Trois questions à Audrey Belmont
Dans un arrêt rendu le 15 février 2024, la 2e chambre de la Cour de cassation a achevé de consacrer le droit de résiliation, par l’assureur, d’un contrat d’assurance collective complémentaire santé en cas de liquidation de l’employeur. Explications.
Cet arrêt était-il attendu ?
Oui, il résulte d’un long cheminement de la Cour de cassation, qui, étape par étape, achève de consacrer le droit de résiliation, par l’assureur, du contrat collectif complémentaire de prévoyance ou de frais de santé souscrit par l’employeur au bénéfice des salariés en cas de liquidation. Par cet arrêt, la Cour de cassation interprète les dispositions de l’article L. 911-8 du code de la sécurité sociale, qui prévoient la portabilité de cette couverture pendant un an en cas de rupture du contrat de travail ouvrant droit au chômage. Cette portabilité est cependant soumise à certaines conditions, dont celle que les garanties soient toujours en vigueur dans l’entreprise. Les juges du fond appliquaient cet article en cas de liquidation en considérant que la condition de garanties en vigueur était remplie à la date des licenciements, peu important la résiliation ultérieure du contrat, ce que les assureurs contestaient. La Cour de cassation juge que la portabilité des droits des salariés licenciés est liée aux garanties en vigueur dans l’entreprise, ce qui implique que le contrat d’assurance ne soit pas résilié, quelle que soit la date de cette résiliation. Dès lors, en cas de résiliation par l’assureur, même postérieurement à la date de licenciement des salariés, la portabilité disparaît.

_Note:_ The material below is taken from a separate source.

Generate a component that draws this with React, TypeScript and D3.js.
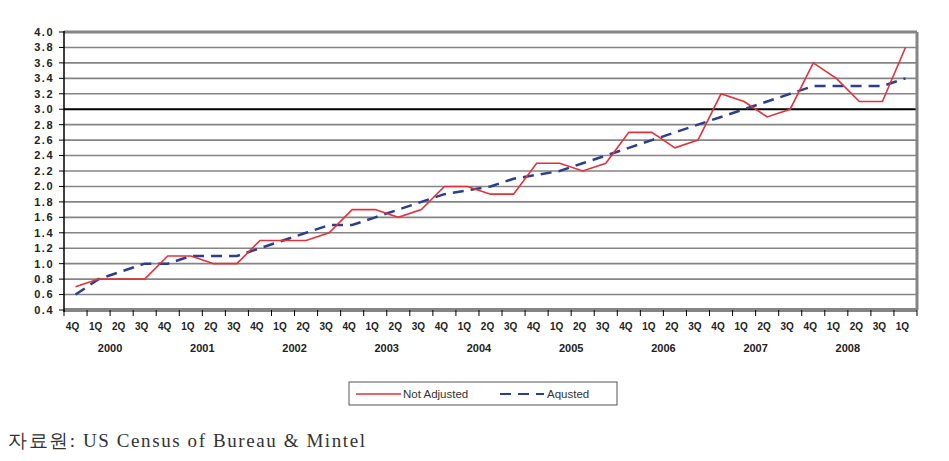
import React from "react";
import * as d3 from "d3";

const quarterLabels: string[] = [
  "4Q", "1Q", "2Q", "3Q", "4Q", "1Q", "2Q", "3Q", "4Q", "1Q", "2Q", "3Q",
  "4Q", "1Q", "2Q", "3Q", "4Q", "1Q", "2Q", "3Q", "4Q", "1Q", "2Q", "3Q",
  "4Q", "1Q", "2Q", "3Q", "4Q", "1Q", "2Q", "3Q", "4Q", "1Q", "2Q", "3Q", "1Q",
];
const yearLabels: string[] = ["2000", "2001", "2002", "2003", "2004", "2005", "2006", "2007", "2008"];

const notAdjusted: number[] = [
  0.7, 0.8, 0.8, 0.8, 1.1, 1.1, 1.0, 1.0, 1.3, 1.3, 1.3, 1.4, 1.7, 1.7, 1.6, 1.7,
  2.0, 2.0, 1.9, 1.9, 2.3, 2.3, 2.2, 2.3, 2.7, 2.7, 2.5, 2.6, 3.2, 3.1, 2.9, 3.0,
  3.6, 3.4, 3.1, 3.1, 3.8,
];
const adjusted: number[] = [
  0.6, 0.8, 0.9, 1.0, 1.0, 1.1, 1.1, 1.1, 1.2, 1.3, 1.4, 1.5, 1.5, 1.6, 1.7, 1.8,
  1.9, 1.95, 2.0, 2.1, 2.15, 2.2, 2.3, 2.4, 2.5, 2.6, 2.7, 2.8, 2.9, 3.0, 3.1, 3.2,
  3.3, 3.3, 3.3, 3.3, 3.4,
];
const yTicks: number[] = d3.range(0.4, 4.001, 0.2).map((v) => Math.round(v * 10) / 10);

const W = 949;
const H = 461;
const left = 64;
const right = 917;
const top = 32;
const bottom = 310;

export default function App() {
  const idx = quarterLabels.map((_, i) => i);
  const x = d3.scaleBand<number>().domain(idx).range([left, right]).paddingInner(0).paddingOuter(0);
  const bw = x.bandwidth();
  const cx = (i: number) => (x(i) as number) + bw / 2;
  const y = d3.scaleLinear().domain([0.4, 4.0]).range([bottom, top]);

  const line = d3
    .line<number>()
    .x((_, i) => cx(i))
    .y((d) => y(d));

  const font = "'Liberation Sans', Arial, sans-serif";

  return (
    <svg
      width={W}
      height={H}
      style={{ position: "absolute", left: 0, top: 0, background: "#fff" }}
    >
      <rect x={0} y={0} width={W} height={H} fill="#fff" />
      {yTicks.map((t) => (
        <line
          key={"g" + t}
          x1={left}
          x2={right}
          y1={y(t)}
          y2={y(t)}
          stroke={t === 3.0 ? "#000" : "#858585"}
          strokeWidth={t === 3.0 ? 2 : t === 4.0 ? 3 : 1.6}
        />
      ))}
      <line x1={right} x2={right} y1={top} y2={bottom} stroke="#858585" strokeWidth={3} />
      <line x1={left} x2={right} y1={bottom} y2={bottom} stroke="#858585" strokeWidth={4} />
      <line x1={left} x2={left} y1={top - 1} y2={bottom + 2} stroke="#000" strokeWidth={1.5} />
      {yTicks.map((t) => (
        <g key={"yt" + t}>
          <line x1={left - 5} x2={left} y1={y(t)} y2={y(t)} stroke="#000" strokeWidth={1} />
          <text
            x={left - 10}
            y={y(t)}
            dy="0.35em"
            textAnchor="end"
            fontFamily={font}
            fontSize={11}
            fontWeight="bold"
            letterSpacing={1.5}
            fill="#222"
          >
            {t.toFixed(1)}
          </text>
        </g>
      ))}
      {d3.range(0, quarterLabels.length + 1).map((i) => (
        <line
          key={"xt" + i}
          x1={left + i * bw}
          x2={left + i * bw}
          y1={bottom}
          y2={bottom + 6}
          stroke="#000"
          strokeWidth={1}
        />
      ))}
      {quarterLabels.map((q, i) => (
        <text
          key={"xl" + i}
          x={cx(i) - 3}
          y={330}
          textAnchor="middle"
          fontFamily={font}
          fontSize={10}
          fontWeight="bold"
          fill="#222"
        >
          {q}
        </text>
      ))}
      {yearLabels.map((yr, k) => (
        <text
          key={"yr" + yr}
          x={left + (k * 4 + 2) * bw}
          y={352}
          textAnchor="middle"
          fontFamily={font}
          fontSize={11}
          fontWeight="bold"
          fill="#222"
        >
          {yr}
        </text>
      ))}
      <path d={line(adjusted) || ""} fill="none" stroke="#2b3f8c" strokeWidth={2.5} strokeDasharray="11,7" />
      <path d={line(notAdjusted) || ""} fill="none" stroke="#e2313b" strokeWidth={1.6} />
      <rect x={349} y={382} width={268} height={23} fill="#fff" stroke="#555" strokeWidth={1} />
      <line x1={356} x2={401} y1={394} y2={394} stroke="#e2313b" strokeWidth={1.6} />
      <text x={403} y={398} fontFamily={font} fontSize={11.5} fill="#333">
        Not Adjusted
      </text>
      <line x1={500} x2={544} y1={394} y2={394} stroke="#2b3f8c" strokeWidth={2} strokeDasharray="11,7" />
      <text x={547} y={398} fontFamily={font} fontSize={11.5} fill="#333">
        Aqusted
      </text>
      <text
        x={8}
        y={447}
        fontFamily="'Liberation Serif', 'Times New Roman', serif"
        fontSize={19}
        textLength={357}
        lengthAdjust="spacing"
        fill="#333"
      >
        자료원: US Census of Bureau &amp; Mintel
      </text>
    </svg>
  );
}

Quels recours ont les salariés licenciés en pareil cas ?
Ils n’ont aucun recours contre l’assureur, ni au cas d’espèce, contre le liquidateur qui représente l’employeur en cas de liquidation. Ils peuvent seulement souscrire un contrat d’assurance à titre individuel, s’ils n’ont pas retrouvé un emploi qui leur permette d’être couverts par le régime mis en place par leur nouvel employeur ou s’ils ne peuvent pas bénéficier de la couverture de leur conjoint en qualité d’ayant-droit. On notera que bien évidemment, les prestations en cours de versement ne sont pas suspendues et les prestations différées, dont le fait générateur est survenu avant la résiliation, seront également versées.
Quel était le problème avec la portabilité en cas de liquidation ?
Le législateur, lorsqu’il a prévu la portabilité des garanties, a identifié dès le départ que ce dispositif allait poser un problème d’application dans les entreprises en liquidation judiciaire, mais la difficulté est qu’il n’est pas allé au bout de la démarche. Ainsi, il était prévu qu’un rapport sur le système de financement de cette portabilité soit déposé, mais cela n’a jamais été le cas et en réalité, ce sont les assureurs qui finançaient le système en cas de liquidation. Dans le cas d’une société qui subsiste, ce sont l’employeur et les salariés qui restent à l’effectif qui financent la portabilité des garanties, mais quand il n’y a plus personne ?
Pendant des années, les juges du fond ont fait prévaloir un objectif social sur la rigueur du texte. Il ne reste plus qu’à souhaiter que le législateur s’empare du sujet et termine le travail pour concilier l’intérêt des salariés et celui des assureurs.